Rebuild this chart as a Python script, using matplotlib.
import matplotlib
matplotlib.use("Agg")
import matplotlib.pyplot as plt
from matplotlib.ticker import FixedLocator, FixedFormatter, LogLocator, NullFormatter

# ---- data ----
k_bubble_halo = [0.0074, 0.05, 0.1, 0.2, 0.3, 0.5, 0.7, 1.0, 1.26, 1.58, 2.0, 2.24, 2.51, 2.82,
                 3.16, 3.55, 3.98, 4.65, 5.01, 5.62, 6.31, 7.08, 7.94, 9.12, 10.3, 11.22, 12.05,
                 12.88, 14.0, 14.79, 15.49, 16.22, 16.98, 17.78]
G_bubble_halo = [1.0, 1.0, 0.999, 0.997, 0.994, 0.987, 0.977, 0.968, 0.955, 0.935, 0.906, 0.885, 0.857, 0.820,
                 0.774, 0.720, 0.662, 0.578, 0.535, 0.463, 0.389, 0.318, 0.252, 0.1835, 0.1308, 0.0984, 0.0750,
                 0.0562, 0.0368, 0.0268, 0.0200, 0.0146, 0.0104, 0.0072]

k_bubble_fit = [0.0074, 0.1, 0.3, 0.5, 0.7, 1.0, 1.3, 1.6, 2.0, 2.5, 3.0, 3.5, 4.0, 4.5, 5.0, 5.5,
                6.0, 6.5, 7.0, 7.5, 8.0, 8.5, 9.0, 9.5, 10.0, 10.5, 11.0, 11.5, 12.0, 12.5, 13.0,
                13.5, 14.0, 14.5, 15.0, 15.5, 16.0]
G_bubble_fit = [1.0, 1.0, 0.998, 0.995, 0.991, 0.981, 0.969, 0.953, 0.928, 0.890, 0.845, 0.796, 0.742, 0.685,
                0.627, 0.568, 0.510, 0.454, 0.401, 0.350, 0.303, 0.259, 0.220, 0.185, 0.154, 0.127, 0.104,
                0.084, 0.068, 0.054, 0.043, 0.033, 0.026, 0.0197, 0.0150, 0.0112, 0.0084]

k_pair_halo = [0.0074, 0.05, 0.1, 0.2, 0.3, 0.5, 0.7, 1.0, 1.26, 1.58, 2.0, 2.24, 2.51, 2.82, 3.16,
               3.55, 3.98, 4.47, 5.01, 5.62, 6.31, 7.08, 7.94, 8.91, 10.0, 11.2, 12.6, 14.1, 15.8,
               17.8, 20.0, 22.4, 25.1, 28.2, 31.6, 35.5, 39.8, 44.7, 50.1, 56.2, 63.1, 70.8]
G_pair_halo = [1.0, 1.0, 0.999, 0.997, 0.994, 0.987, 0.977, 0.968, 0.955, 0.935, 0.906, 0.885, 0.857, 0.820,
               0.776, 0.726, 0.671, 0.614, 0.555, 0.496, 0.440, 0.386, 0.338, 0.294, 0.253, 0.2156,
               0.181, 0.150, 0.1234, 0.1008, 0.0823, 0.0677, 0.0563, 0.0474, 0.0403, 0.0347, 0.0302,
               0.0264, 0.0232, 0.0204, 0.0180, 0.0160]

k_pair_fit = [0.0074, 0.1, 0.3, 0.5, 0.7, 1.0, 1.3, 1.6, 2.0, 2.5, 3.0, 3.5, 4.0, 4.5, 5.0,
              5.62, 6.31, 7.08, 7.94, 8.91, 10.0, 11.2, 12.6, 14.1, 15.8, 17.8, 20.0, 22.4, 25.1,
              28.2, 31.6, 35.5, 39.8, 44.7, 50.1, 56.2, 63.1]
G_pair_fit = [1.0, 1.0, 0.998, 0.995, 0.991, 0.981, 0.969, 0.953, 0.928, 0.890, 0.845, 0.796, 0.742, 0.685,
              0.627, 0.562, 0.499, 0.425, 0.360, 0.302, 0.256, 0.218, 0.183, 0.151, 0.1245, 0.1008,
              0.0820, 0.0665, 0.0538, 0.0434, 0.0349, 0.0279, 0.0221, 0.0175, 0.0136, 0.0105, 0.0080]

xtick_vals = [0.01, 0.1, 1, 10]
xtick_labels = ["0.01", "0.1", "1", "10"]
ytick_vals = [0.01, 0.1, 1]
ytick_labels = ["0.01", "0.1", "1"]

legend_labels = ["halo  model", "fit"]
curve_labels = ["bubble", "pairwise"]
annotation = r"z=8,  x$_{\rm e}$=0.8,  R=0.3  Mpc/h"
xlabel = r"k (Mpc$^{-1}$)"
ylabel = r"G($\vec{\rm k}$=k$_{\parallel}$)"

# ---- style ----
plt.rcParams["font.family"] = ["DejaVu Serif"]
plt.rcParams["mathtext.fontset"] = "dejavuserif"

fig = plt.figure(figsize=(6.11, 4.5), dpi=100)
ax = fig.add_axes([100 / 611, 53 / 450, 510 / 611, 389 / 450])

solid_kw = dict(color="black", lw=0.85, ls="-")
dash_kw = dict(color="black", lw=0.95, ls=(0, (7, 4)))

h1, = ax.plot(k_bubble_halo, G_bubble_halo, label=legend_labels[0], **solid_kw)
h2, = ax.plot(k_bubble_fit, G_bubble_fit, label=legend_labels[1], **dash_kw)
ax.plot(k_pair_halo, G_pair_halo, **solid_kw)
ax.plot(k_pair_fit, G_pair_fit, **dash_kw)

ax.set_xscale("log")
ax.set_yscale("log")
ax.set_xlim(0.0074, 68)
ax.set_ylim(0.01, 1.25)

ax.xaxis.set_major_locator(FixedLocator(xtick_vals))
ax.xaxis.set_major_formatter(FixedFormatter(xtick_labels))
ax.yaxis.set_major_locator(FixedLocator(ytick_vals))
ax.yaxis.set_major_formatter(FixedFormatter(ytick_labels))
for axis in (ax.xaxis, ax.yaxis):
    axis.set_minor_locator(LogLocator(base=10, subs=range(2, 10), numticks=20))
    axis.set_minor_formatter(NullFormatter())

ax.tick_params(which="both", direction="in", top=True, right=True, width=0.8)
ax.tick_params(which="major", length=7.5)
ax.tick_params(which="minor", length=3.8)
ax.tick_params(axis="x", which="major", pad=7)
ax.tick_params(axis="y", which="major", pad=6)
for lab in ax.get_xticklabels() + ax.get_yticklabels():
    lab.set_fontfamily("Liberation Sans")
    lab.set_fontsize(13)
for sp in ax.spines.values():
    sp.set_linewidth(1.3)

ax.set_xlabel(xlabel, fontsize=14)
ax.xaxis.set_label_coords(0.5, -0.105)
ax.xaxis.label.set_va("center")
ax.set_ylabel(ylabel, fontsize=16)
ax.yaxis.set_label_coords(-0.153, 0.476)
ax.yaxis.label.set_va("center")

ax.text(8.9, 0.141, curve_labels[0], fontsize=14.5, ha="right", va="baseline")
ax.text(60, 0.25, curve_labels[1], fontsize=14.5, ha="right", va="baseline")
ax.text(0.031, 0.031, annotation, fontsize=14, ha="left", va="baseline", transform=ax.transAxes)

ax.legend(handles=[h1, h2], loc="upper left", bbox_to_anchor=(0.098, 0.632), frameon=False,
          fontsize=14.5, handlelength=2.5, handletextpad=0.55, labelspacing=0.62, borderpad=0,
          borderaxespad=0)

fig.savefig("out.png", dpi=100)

------

Task goal: Reproduce the listing above word for word.

Response to this exercise:
Rebuild this chart as a Python script, using matplotlib.
import matplotlib
matplotlib.use("Agg")
import matplotlib.pyplot as plt
from matplotlib.ticker import FixedLocator, FixedFormatter, LogLocator, NullFormatter

# ---- data ----
k_bubble_halo = [0.0074, 0.05, 0.1, 0.2, 0.3, 0.5, 0.7, 1.0, 1.26, 1.58, 2.0, 2.24, 2.51, 2.82,
                 3.16, 3.55, 3.98, 4.65, 5.01, 5.62, 6.31, 7.08, 7.94, 9.12, 10.3, 11.22, 12.05,
                 12.88, 14.0, 14.79, 15.49, 16.22, 16.98, 17.78]
G_bubble_halo = [1.0, 1.0, 0.999, 0.997, 0.994, 0.987, 0.977, 0.968, 0.955, 0.935, 0.906, 0.885, 0.857, 0.820,
                 0.774, 0.720, 0.662, 0.578, 0.535, 0.463, 0.389, 0.318, 0.252, 0.1835, 0.1308, 0.0984, 0.0750,
                 0.0562, 0.0368, 0.0268, 0.0200, 0.0146, 0.0104, 0.0072]

k_bubble_fit = [0.0074, 0.1, 0.3, 0.5, 0.7, 1.0, 1.3, 1.6, 2.0, 2.5, 3.0, 3.5, 4.0, 4.5, 5.0, 5.5,
                6.0, 6.5, 7.0, 7.5, 8.0, 8.5, 9.0, 9.5, 10.0, 10.5, 11.0, 11.5, 12.0, 12.5, 13.0,
                13.5, 14.0, 14.5, 15.0, 15.5, 16.0]
G_bubble_fit = [1.0, 1.0, 0.998, 0.995, 0.991, 0.981, 0.969, 0.953, 0.928, 0.890, 0.845, 0.796, 0.742, 0.685,
                0.627, 0.568, 0.510, 0.454, 0.401, 0.350, 0.303, 0.259, 0.220, 0.185, 0.154, 0.127, 0.104,
                0.084, 0.068, 0.054, 0.043, 0.033, 0.026, 0.0197, 0.0150, 0.0112, 0.0084]

k_pair_halo = [0.0074, 0.05, 0.1, 0.2, 0.3, 0.5, 0.7, 1.0, 1.26, 1.58, 2.0, 2.24, 2.51, 2.82, 3.16,
               3.55, 3.98, 4.47, 5.01, 5.62, 6.31, 7.08, 7.94, 8.91, 10.0, 11.2, 12.6, 14.1, 15.8,
               17.8, 20.0, 22.4, 25.1, 28.2, 31.6, 35.5, 39.8, 44.7, 50.1, 56.2, 63.1, 70.8]
G_pair_halo = [1.0, 1.0, 0.999, 0.997, 0.994, 0.987, 0.977, 0.968, 0.955, 0.935, 0.906, 0.885, 0.857, 0.820,
               0.776, 0.726, 0.671, 0.614, 0.555, 0.496, 0.440, 0.386, 0.338, 0.294, 0.253, 0.2156,
               0.181, 0.150, 0.1234, 0.1008, 0.0823, 0.0677, 0.0563, 0.0474, 0.0403, 0.0347, 0.0302,
               0.0264, 0.0232, 0.0204, 0.0180, 0.0160]

k_pair_fit = [0.0074, 0.1, 0.3, 0.5, 0.7, 1.0, 1.3, 1.6, 2.0, 2.5, 3.0, 3.5, 4.0, 4.5, 5.0,
              5.62, 6.31, 7.08, 7.94, 8.91, 10.0, 11.2, 12.6, 14.1, 15.8, 17.8, 20.0, 22.4, 25.1,
              28.2, 31.6, 35.5, 39.8, 44.7, 50.1, 56.2, 63.1]
G_pair_fit = [1.0, 1.0, 0.998, 0.995, 0.991, 0.981, 0.969, 0.953, 0.928, 0.890, 0.845, 0.796, 0.742, 0.685,
              0.627, 0.562, 0.499, 0.425, 0.360, 0.302, 0.256, 0.218, 0.183, 0.151, 0.1245, 0.1008,
              0.0820, 0.0665, 0.0538, 0.0434, 0.0349, 0.0279, 0.0221, 0.0175, 0.0136, 0.0105, 0.0080]

xtick_vals = [0.01, 0.1, 1, 10]
xtick_labels = ["0.01", "0.1", "1", "10"]
ytick_vals = [0.01, 0.1, 1]
ytick_labels = ["0.01", "0.1", "1"]

legend_labels = ["halo  model", "fit"]
curve_labels = ["bubble", "pairwise"]
annotation = r"z=8,  x$_{\rm e}$=0.8,  R=0.3  Mpc/h"
xlabel = r"k (Mpc$^{-1}$)"
ylabel = r"G($\vec{\rm k}$=k$_{\parallel}$)"

# ---- style ----
plt.rcParams["font.family"] = ["DejaVu Serif"]
plt.rcParams["mathtext.fontset"] = "dejavuserif"

fig = plt.figure(figsize=(6.11, 4.5), dpi=100)
ax = fig.add_axes([100 / 611, 53 / 450, 510 / 611, 389 / 450])

solid_kw = dict(color="black", lw=0.85, ls="-")
dash_kw = dict(color="black", lw=0.95, ls=(0, (7, 4)))

h1, = ax.plot(k_bubble_halo, G_bubble_halo, label=legend_labels[0], **solid_kw)
h2, = ax.plot(k_bubble_fit, G_bubble_fit, label=legend_labels[1], **dash_kw)
ax.plot(k_pair_halo, G_pair_halo, **solid_kw)
ax.plot(k_pair_fit, G_pair_fit, **dash_kw)

ax.set_xscale("log")
ax.set_yscale("log")
ax.set_xlim(0.0074, 68)
ax.set_ylim(0.01, 1.25)

ax.xaxis.set_major_locator(FixedLocator(xtick_vals))
ax.xaxis.set_major_formatter(FixedFormatter(xtick_labels))
ax.yaxis.set_major_locator(FixedLocator(ytick_vals))
ax.yaxis.set_major_formatter(FixedFormatter(ytick_labels))
for axis in (ax.xaxis, ax.yaxis):
    axis.set_minor_locator(LogLocator(base=10, subs=range(2, 10), numticks=20))
    axis.set_minor_formatter(NullFormatter())

ax.tick_params(which="both", direction="in", top=True, right=True, width=0.8)
ax.tick_params(which="major", length=7.5)
ax.tick_params(which="minor", length=3.8)
ax.tick_params(axis="x", which="major", pad=7)
ax.tick_params(axis="y", which="major", pad=6)
for lab in ax.get_xticklabels() + ax.get_yticklabels():
    lab.set_fontfamily("Liberation Sans")
    lab.set_fontsize(13)
for sp in ax.spines.values():
    sp.set_linewidth(1.3)

ax.set_xlabel(xlabel, fontsize=14)
ax.xaxis.set_label_coords(0.5, -0.105)
ax.xaxis.label.set_va("center")
ax.set_ylabel(ylabel, fontsize=16)
ax.yaxis.set_label_coords(-0.153, 0.476)
ax.yaxis.label.set_va("center")

ax.text(8.9, 0.141, curve_labels[0], fontsize=14.5, ha="right", va="baseline")
ax.text(60, 0.25, curve_labels[1], fontsize=14.5, ha="right", va="baseline")
ax.text(0.031, 0.031, annotation, fontsize=14, ha="left", va="baseline", transform=ax.transAxes)

ax.legend(handles=[h1, h2], loc="upper left", bbox_to_anchor=(0.098, 0.632), frameon=False,
          fontsize=14.5, handlelength=2.5, handletextpad=0.55, labelspacing=0.62, borderpad=0,
          borderaxespad=0)

fig.savefig("out.png", dpi=100)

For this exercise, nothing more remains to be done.